The problem starts when:
- outdated versions are used
- known vulnerabilities are ignored
- components are not monitored for updates
Official OWASP reference:
https://owasp.org/Top10/A06_2021-Vulnerable_and_Outdated_Components/
Attackers do not need to invent new bugs.
They simply exploit known vulnerabilities that were never fixed.
One outdated library can compromise an entire application.
7. Identification and Authentication Failures
This category covers problems with login systems and session handling.
Common issues include:
- weak passwords
- no account lockout
- predictable session IDs
- broken logout functionality
- insecure password reset mechanisms
Official OWASP reference:
https://owasp.org/Top10/A07_2021-Identification_and_Authentication_Failures/
If authentication fails, attackers do not need exploits.
They just log in as someone else.

8. Software and Data Integrity Failures
This happens when applications trust updates, plugins, or data without verification.
Examples include:
- unsigned software updates
- insecure CI/CD pipelines
- trusting external data sources blindly
Official OWASP reference:
https://owasp.org/Top10/A08_2021-Software_and_Data_Integrity_Failures/
If attackers can tamper with updates or dependencies, they gain control before the application even runs.
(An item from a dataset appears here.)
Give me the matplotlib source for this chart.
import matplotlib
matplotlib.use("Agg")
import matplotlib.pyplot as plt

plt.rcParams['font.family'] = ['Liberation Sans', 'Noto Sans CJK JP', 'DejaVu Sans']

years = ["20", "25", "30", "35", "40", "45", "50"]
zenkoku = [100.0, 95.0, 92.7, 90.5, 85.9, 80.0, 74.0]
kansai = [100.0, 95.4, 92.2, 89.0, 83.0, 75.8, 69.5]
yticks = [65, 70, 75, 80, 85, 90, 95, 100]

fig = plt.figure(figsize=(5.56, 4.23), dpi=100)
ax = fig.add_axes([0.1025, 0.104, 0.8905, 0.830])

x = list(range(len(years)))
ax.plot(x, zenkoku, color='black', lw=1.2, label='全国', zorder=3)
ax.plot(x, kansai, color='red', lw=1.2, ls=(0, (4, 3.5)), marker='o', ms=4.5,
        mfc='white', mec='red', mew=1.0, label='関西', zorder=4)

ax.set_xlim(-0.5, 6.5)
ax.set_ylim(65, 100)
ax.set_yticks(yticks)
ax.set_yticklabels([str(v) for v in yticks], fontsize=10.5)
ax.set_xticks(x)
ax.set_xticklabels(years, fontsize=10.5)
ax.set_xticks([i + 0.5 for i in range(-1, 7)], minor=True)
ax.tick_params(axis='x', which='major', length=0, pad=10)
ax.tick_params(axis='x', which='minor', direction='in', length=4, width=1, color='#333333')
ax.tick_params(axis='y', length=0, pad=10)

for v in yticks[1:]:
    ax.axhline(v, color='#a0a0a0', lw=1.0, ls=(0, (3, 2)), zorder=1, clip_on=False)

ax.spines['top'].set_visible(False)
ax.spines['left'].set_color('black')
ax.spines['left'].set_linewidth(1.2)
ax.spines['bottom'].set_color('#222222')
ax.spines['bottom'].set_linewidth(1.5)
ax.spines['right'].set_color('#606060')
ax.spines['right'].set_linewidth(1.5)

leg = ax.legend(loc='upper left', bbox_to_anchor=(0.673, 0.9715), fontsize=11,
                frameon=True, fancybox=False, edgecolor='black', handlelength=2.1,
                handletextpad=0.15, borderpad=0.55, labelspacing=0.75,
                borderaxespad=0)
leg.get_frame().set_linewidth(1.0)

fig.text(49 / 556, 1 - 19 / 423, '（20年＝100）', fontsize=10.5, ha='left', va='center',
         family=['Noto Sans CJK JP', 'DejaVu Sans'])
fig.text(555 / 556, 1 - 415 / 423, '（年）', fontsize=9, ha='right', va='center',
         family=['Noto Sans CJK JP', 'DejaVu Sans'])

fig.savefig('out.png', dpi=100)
This is extremely dangerous and often overlooked.
9. Security Logging and Monitoring Failures
Many attacks go unnoticed not because defenses fail, but because no one is watching.
Common problems:
- no proper logging
- logs not monitored
- alerts ignored
- no incident response plan
Official OWASP reference:
https://owasp.org/Top10/A09_2021-Security_Logging_and_Monitoring_Failures/
Attackers rely on silence.
If no one notices suspicious behavior, they stay inside systems for months.
10. Server-Side Request Forgery (SSRF)
SSRF happens when an application fetches a URL based on user input, and attackers control that URL.
This allows attackers to:
- access internal services
- reach cloud metadata endpoints
- bypass firewalls
- extract sensitive internal data
Official OWASP reference:
https://owasp.org/Top10/A10_2021-Server-Side_Request_Forgery_%28SSRF%29/
SSRF is especially dangerous in cloud environments.

Why Most Real Attacks Involve Multiple OWASP Issues
Real-world breaches rarely rely on just one vulnerability.
Usually:
- a misconfiguration reveals an endpoint
- broken access control exposes data
- injection extracts credentials
- logging failures hide the attack
Attackers chain small issues together.
Defenders often fix big things and miss small gaps.
That gap is where attackers live.
How Beginners Should Use OWASP Top 10
Do not memorize this list.
Understand it.
When you test a website, ask:
- Can I access something I should not?
- Is input trusted too much?
- Are secrets exposed?
- Is something forgotten or misconfigured?
OWASP Top 10 is not a checklist.
It is a way of thinking.
Final Thought
You do not need advanced exploits to break most applications.
You need curiosity.
You need patience.
You need to question assumptions.
The OWASP Top 10 teaches one powerful lesson:
Most systems fail not because attackers are smart, but because basics are ignored.
Master the basics.
Everything else builds on top of that.